Suzanne Woolley at Bloomberg discusses a new survey whose findings are unlikely to surprise anyone over the age of 35:
60 percent of those 18 to 34 in a Willis Towers Watson survey of more than 5,000 workers said they would forgo some of their pay if it meant a more secure retirement. That’s up from 42 percent when the same survey was taken in 2009.
“We’ve been seeing this percentage rise steadily for millennials” since the financial crisis, said Steve Nyce, senior economist at Willis Towers Watson. “They’re struggling with the economic environment they’re in, with having debt levels no other generation really had to deal with, and they’ve recently seen parents near or at retirement go through significant turmoil with the decline of the stock market in 2008-2009.”
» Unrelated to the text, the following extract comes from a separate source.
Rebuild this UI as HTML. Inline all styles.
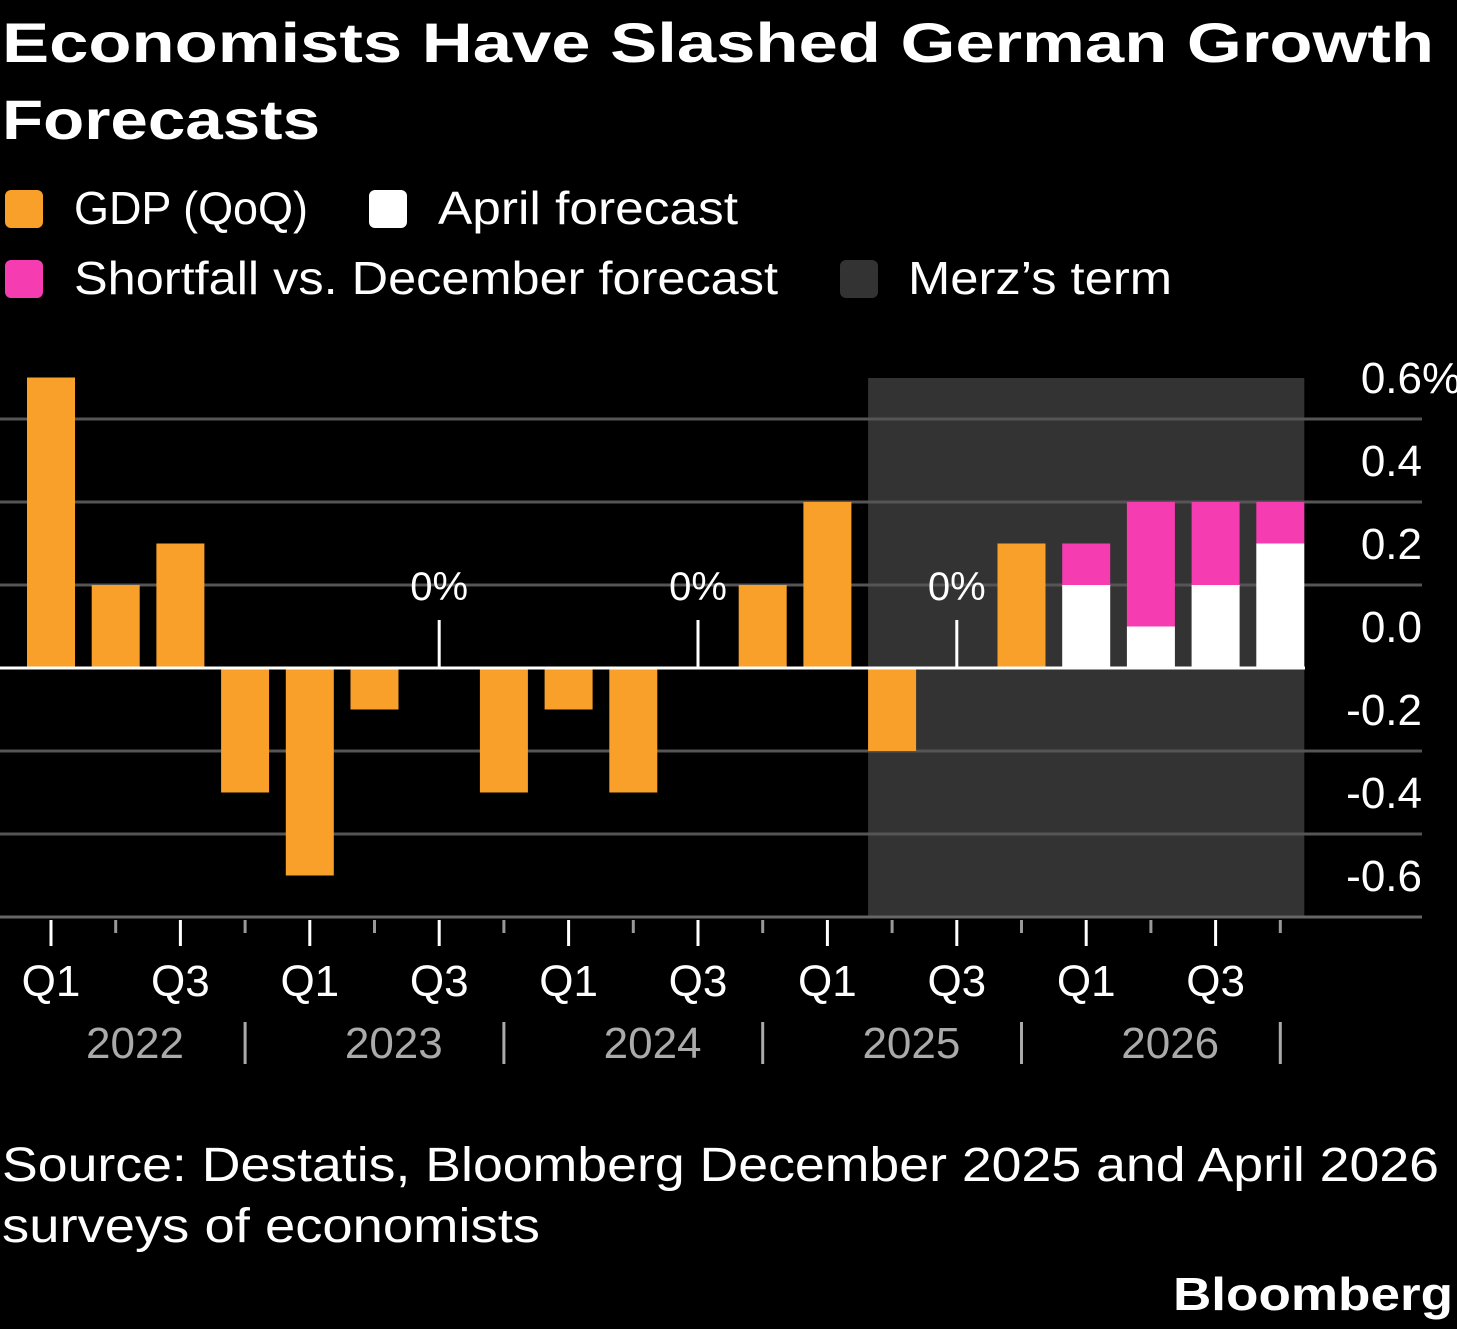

Trading pay for a more secure retirement is an easy choice to make when it’s not a real decision. But it does make some sense, given the sorry state of retirement savings in the U.S. Millennials may be especially anxious since many don’t believe Social Security will be around when they need it.
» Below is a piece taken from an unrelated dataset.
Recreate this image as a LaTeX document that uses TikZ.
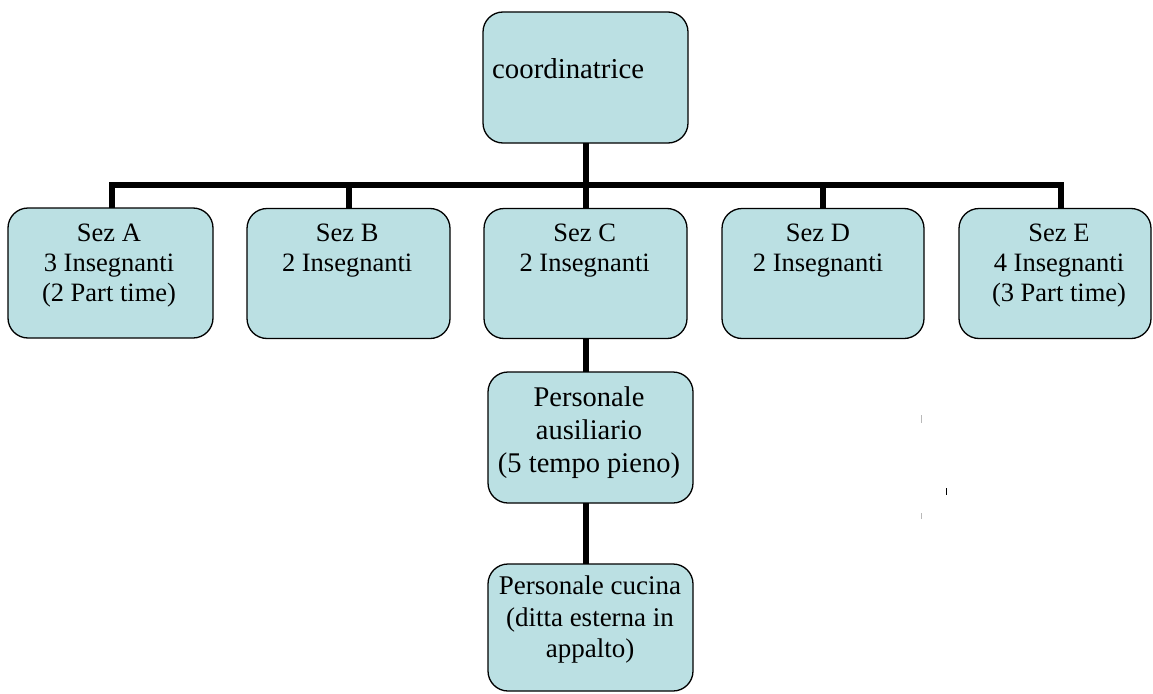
\documentclass[tikz,border=0pt]{standalone}
\usepackage{fontspec}
\setmainfont{Liberation Serif}
\definecolor{boxfill}{HTML}{BBE0E3}
\begin{document}
\begin{tikzpicture}[x=1pt,y=-1pt,
  box/.style={draw=black,line width=1.3pt,fill=boxfill,rounded corners=20pt,inner sep=0pt,outer sep=0pt},
  conn/.style={line width=5.5pt,line join=miter},
  sezt/.style={inner sep=0pt,align=center,anchor=north,font=\fontsize{26.5}{30.2}\selectfont},
  aust/.style={inner sep=0pt,align=center,anchor=north,font=\fontsize{28.5}{33}\selectfont},
  cuct/.style={inner sep=0pt,align=center,anchor=north,font=\fontsize{27}{31.5}\selectfont},
  tick/.style={line width=1.3pt}]
\useasboundingbox[fill=white] (0,0) rectangle (1153,693);

% boxes
\node[box,minimum width=205pt,minimum height=131pt] (coord) at (585.5,77.5) {};
\node[box,minimum width=205pt,minimum height=130pt] (A) at (110.5,273) {};
\node[box,minimum width=203pt,minimum height=130pt] (B) at (348.5,273.5) {};
\node[box,minimum width=203pt,minimum height=130pt] (C) at (585.5,273.5) {};
\node[box,minimum width=202pt,minimum height=130pt] (D) at (823,273.5) {};
\node[box,minimum width=192pt,minimum height=130pt] (E) at (1055,273.5) {};
\node[box,minimum width=205pt,minimum height=131pt] (aus) at (590.5,437.5) {};
\node[box,minimum width=205pt,minimum height=127pt] (cuc) at (590.5,627.5) {};

% texts
\node[inner sep=0pt,anchor=base west,font=\fontsize{28.8}{33}\selectfont] (tcoord) at (492,78.3) {coordinatrice};
\node[sezt] (tA) at (109,221) {\rule{0pt}{20pt}Sez A\\3 Insegnanti\\(2 Part time)};
\node[sezt] (tB) at (347.2,221) {\rule{0pt}{20pt}Sez B\\2 Insegnanti};
\node[sezt] (tC) at (584.7,221) {\rule{0pt}{20pt}Sez C\\2 Insegnanti};
\node[sezt] (tD) at (818,221) {\rule{0pt}{20pt}Sez D\\2 Insegnanti};
\node[sezt] (tE) at (1059,221) {\rule{0pt}{20pt}Sez E\\4 Insegnanti\\(3 Part time)};
\node[aust] (taus) at (589,384) {\rule{0pt}{22pt}Personale\\ausiliario\\(5 tempo pieno)};
\node[cuct] (tcuc) at (590,573.3) {\rule{0pt}{21pt}Personale cucina\\(ditta esterna in\\appalto)};

% connectors
\coordinate (bar) at (586,185);
\coordinate (Ecol) at (1061,208);
\draw[conn] (coord.south -| bar) -- (bar);
\draw[conn] ([xshift=1.5pt]A.north) |- (bar) -| (Ecol);
\draw[conn] ([xshift=0.5pt]B.north) -- ([xshift=0.5pt]B.north |- bar);
\draw[conn] (C.north -| bar) -- (bar);
\draw[conn] (D.north) -- (D.north |- bar);
\draw[conn] (C.south -| bar) -- (aus.north -| bar);
\draw[conn] (aus.south -| bar) -- (cuc.north -| bar);

% stray marks
\draw[tick,gray!55] (921.7,415) -- (921.7,423);
\draw[tick,black] (946.7,488) -- (946.7,495);
\draw[tick,gray!55] (921.7,513) -- (921.7,519);
\end{tikzpicture}
\end{document}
This finding is another piece of evidence in favor of the view that the supposedly unique qualities of millennials are really products of them being young. The oldest of the millennials—those who took the biggest career hit from the financial crisis and the ensuing recession—are now in their early to mid-30s, so it’s no grand surprise to see more millennials thinking more about retirement as they get a little bit older and wiser.
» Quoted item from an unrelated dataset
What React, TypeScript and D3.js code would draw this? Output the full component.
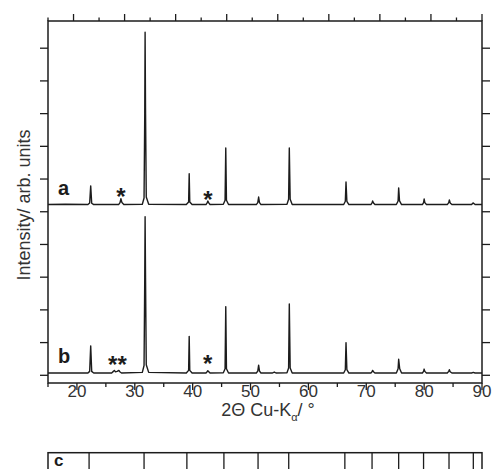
import * as d3 from "d3";

// --- data (2-theta in degrees, intensity in axis units) ---
const traceA: [number, number][] = [
  [15.0, 5.22], [18.0, 5.23], [21.9, 5.22],
  [22.2, 5.27], [22.38, 5.79], [22.55, 5.26], [22.9, 5.22],
  [27.2, 5.22], [27.45, 5.28], [27.6, 5.4], [27.78, 5.28], [28.1, 5.22],
  [31.3, 5.23], [31.6, 5.42], [31.72, 8.0], [31.78, 10.49], [31.85, 8.2], [31.98, 5.45], [32.4, 5.23],
  [38.9, 5.22], [39.3, 5.3], [39.4, 6.16], [39.5, 5.3], [39.9, 5.22],
  [42.3, 5.22], [42.5, 5.27], [42.62, 5.33], [42.78, 5.27], [43.0, 5.22],
  [45.3, 5.23], [45.6, 5.35], [45.72, 6.95], [45.84, 5.35], [46.2, 5.22],
  [51.0, 5.22], [51.25, 5.28], [51.4, 5.45], [51.55, 5.28], [51.8, 5.22],
  [56.3, 5.23], [56.58, 5.38], [56.7, 6.95], [56.85, 5.38], [57.2, 5.22],
  [66.1, 5.22], [66.38, 5.32], [66.5, 5.91], [66.65, 5.32], [67.0, 5.22],
  [70.8, 5.22], [71.0, 5.27], [71.1, 5.33], [71.25, 5.27], [71.5, 5.22],
  [75.2, 5.22], [75.5, 5.33], [75.6, 5.73], [75.75, 5.33], [76.1, 5.22],
  [79.7, 5.22], [79.9, 5.28], [80.0, 5.39], [80.12, 5.28], [80.4, 5.22],
  [84.0, 5.22], [84.25, 5.28], [84.36, 5.36], [84.5, 5.27], [84.8, 5.22],
  [88.2, 5.22], [88.45, 5.27], [88.6, 5.25], [88.8, 5.22],
  [90.0, 5.22],
];

const traceB: [number, number][] = [
  [15.0, 0.07], [21.9, 0.07],
  [22.2, 0.12], [22.38, 0.9], [22.55, 0.12], [22.9, 0.07],
  [26.0, 0.07], [26.3, 0.12], [26.45, 0.15], [26.65, 0.11], [26.95, 0.12], [27.25, 0.15], [27.4, 0.11], [27.7, 0.07],
  [31.3, 0.09], [31.6, 0.3], [31.72, 3.0], [31.78, 4.85], [31.85, 3.1], [31.98, 0.32], [32.4, 0.09],
  [38.9, 0.07], [39.3, 0.15], [39.4, 1.19], [39.5, 0.15], [39.9, 0.07],
  [42.3, 0.07], [42.5, 0.11], [42.62, 0.14], [42.78, 0.11], [43.0, 0.07],
  [45.3, 0.08], [45.6, 0.2], [45.72, 2.1], [45.84, 0.2], [46.2, 0.07],
  [51.0, 0.07], [51.25, 0.13], [51.4, 0.31], [51.55, 0.13], [51.8, 0.07],
  [53.8, 0.07], [54.1, 0.1], [54.4, 0.07],
  [56.3, 0.08], [56.58, 0.22], [56.7, 2.18], [56.85, 0.22], [57.2, 0.07],
  [66.1, 0.07], [66.38, 0.17], [66.5, 1.0], [66.65, 0.17], [67.0, 0.07],
  [70.8, 0.07], [71.0, 0.11], [71.1, 0.15], [71.25, 0.11], [71.5, 0.07],
  [75.2, 0.07], [75.5, 0.2], [75.6, 0.49], [75.78, 0.2], [76.1, 0.07],
  [79.7, 0.07], [79.9, 0.12], [80.0, 0.19], [80.12, 0.12], [80.4, 0.07],
  [84.0, 0.07], [84.25, 0.12], [84.36, 0.17], [84.5, 0.11], [84.8, 0.07],
  [88.2, 0.07], [88.5, 0.09], [88.8, 0.07],
  [90.0, 0.07],
];

// reference line positions for panel c
const refLines = [22.1, 31.6, 39.0, 45.4, 51.3, 56.6, 66.3, 71.0, 75.6, 79.9, 84.3, 88.5];

// annotations: [2theta, intensity-level, text]
const labelsA: [number, number, string][] = [[27.6, 5.3, "*"], [42.65, 5.2, "*"]];
const labelsB: [number, number, string][] = [[27.0, 0.15, "**"], [42.6, 0.2, "*"]];

const xMajor = [20, 30, 40, 50, 60, 70, 80, 90];
const xMinor = [15, 25, 35, 45, 55, 65, 75, 85];
const yTicks = [0, 1, 2, 3, 4, 5, 6, 7, 8, 9, 10];
const topTicks = d3.range(0, 18);

const FONT = "'Liberation Sans', Arial, sans-serif";
const INK = "#1c1c1c";

export default function App() {
  const W = 493, H = 469;
  const m = { left: 48, right: 482, top: 21, bottom: 383 };

  const x = d3.scaleLinear().domain([15, 90]).range([m.left, m.right]);
  const y = d3.scaleLinear().domain([0, 10]).range([375.3, 48.2]);
  const xTop = d3.scaleLinear().domain([0, 17]).range([m.left, m.right]);

  const line = d3.line<[number, number]>()
    .x(d => x(d[0]))
    .y(d => y(d[1]));

  const cTop = 452.7;

  return (
    <svg width={W} height={H} style={{ position: "absolute", left: 0, top: 0, background: "#fff" }}
      fontFamily={FONT}>
      {/* frame */}
      <rect x={m.left} y={m.top} width={m.right - m.left} height={m.bottom - m.top}
        fill="none" stroke={INK} strokeWidth={1.5} />

      {/* top ticks */}
      {topTicks.map(t => (
        <line key={"tt" + t} x1={xTop(t)} x2={xTop(t)} y1={m.top} y2={m.top - (t % 2 ? 7 : 3.5)}
          stroke={INK} strokeWidth={1.3} />
      ))}

      {/* left / right ticks */}
      {yTicks.map(t => (
        <g key={"yt" + t}>
          <line x1={m.left - 8} x2={m.left} y1={y(t)} y2={y(t)} stroke={INK} strokeWidth={1.3} />
          <line x1={m.right} x2={m.right + 8} y1={y(t)} y2={y(t)} stroke={INK} strokeWidth={1.3} />
        </g>
      ))}

      {/* bottom ticks + labels */}
      {xMinor.map(t => (
        <line key={"xm" + t} x1={x(t)} x2={x(t)} y1={m.bottom} y2={m.bottom + 4} stroke={INK} strokeWidth={1.3} />
      ))}
      {xMajor.map(t => (
        <g key={"xM" + t}>
          <line x1={x(t)} x2={x(t)} y1={m.bottom} y2={m.bottom + 7} stroke={INK} strokeWidth={1.3} />
          <text x={x(t)} y={397} textAnchor="middle" fontSize={17} fill="#333">{t}</text>
        </g>
      ))}

      {/* axis titles */}
      <text x={268} y={416} textAnchor="middle" fontSize={18} fill="#333">
        2Θ Cu-K<tspan fontSize={11} dy={5}>α</tspan><tspan dy={-5}>/ °</tspan>
      </text>
      <text transform={`translate(30,${205})rotate(-90)`} textAnchor="middle" fontSize={18} fill="#333">
        Intensity/ arb. units
      </text>

      {/* traces */}
      <path d={line(traceA) ?? ""} fill="none" stroke={INK} strokeWidth={1.4} strokeLinejoin="round" />
      <path d={line(traceB) ?? ""} fill="none" stroke={INK} strokeWidth={1.4} strokeLinejoin="round" />

      {/* trace letters and markers */}
      <text x={58} y={195} fontSize={20} fontWeight="bold" fill={INK}>a</text>
      <text x={58} y={363} fontSize={20} fontWeight="bold" fill={INK}>b</text>
      {labelsA.map(([p, v, s], i) => (
        <text key={"la" + i} x={x(p)} y={y(v) + 3} textAnchor="middle" fontSize={24} fontWeight="bold" fill={INK}>{s}</text>
      ))}
      {labelsB.map(([p, v, s], i) => (
        <text key={"lb" + i} x={x(p)} y={y(v) + 3} textAnchor="middle" fontSize={24} fontWeight="bold" fill={INK}>{s}</text>
      ))}

      {/* panel c */}
      <rect x={m.left} y={cTop} width={m.right - m.left} height={40} fill="none" stroke={INK} strokeWidth={1.5} />
      {refLines.map(p => (
        <line key={"rl" + p} x1={x(p)} x2={x(p)} y1={cTop} y2={H} stroke={INK} strokeWidth={1.3} />
      ))}
      <text x={54} y={466} fontSize={17} fontWeight="bold" fill={INK}>c</text>
    </svg>
  );
}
As the US workforce ages—a lasting change, judging by broad demographic trends—an increasing number of employers are discovering the importance of attracting and retaining older employees, though too many still fail to appreciate the value of this cohort, Julie Cook Ramirez writes at HRE:
Given that older employees will comprise an increasing share of the workforce, employers must find new and innovative ways to retain and engage them, put their vast knowledge and expertise to good use, and help them prepare to make a graceful exit when the time is right. A few savvy employers have taken significant steps in that direction. … Organizations are not merely turning to older employees out of desperation, but for the deep breadth of knowledge and expertise several decades in the workforce have given them. …
“Employers and HR people are so fixated on the question of millennials and how to court them that they are ignoring this other, bigger group of folks who actually are better suited to what they say they want, which are skills and experience, the right work attitude and the ability to communicate with people,” says [Peter] Cappelli, also co-author, with Bill Novelli, of Managing the Older Worker: How to Prepare for the New Organizational Order. “Older workers have all those things.” …
New data from Gallup shows that the age at which Americans expect to retire is steadily increasing:
Thirty-one percent of nonretired U.S. adults predict they will retire after age 67, the current minimum age for receiving full Social Security retirement benefits. Another 38% expect to retire between the ages of 62 and 67, spanning the existing Social Security age thresholds for benefits eligibility, while 23% expect to stop working before they turn 62 — that is, before becoming eligible for any Social Security retirement benefits.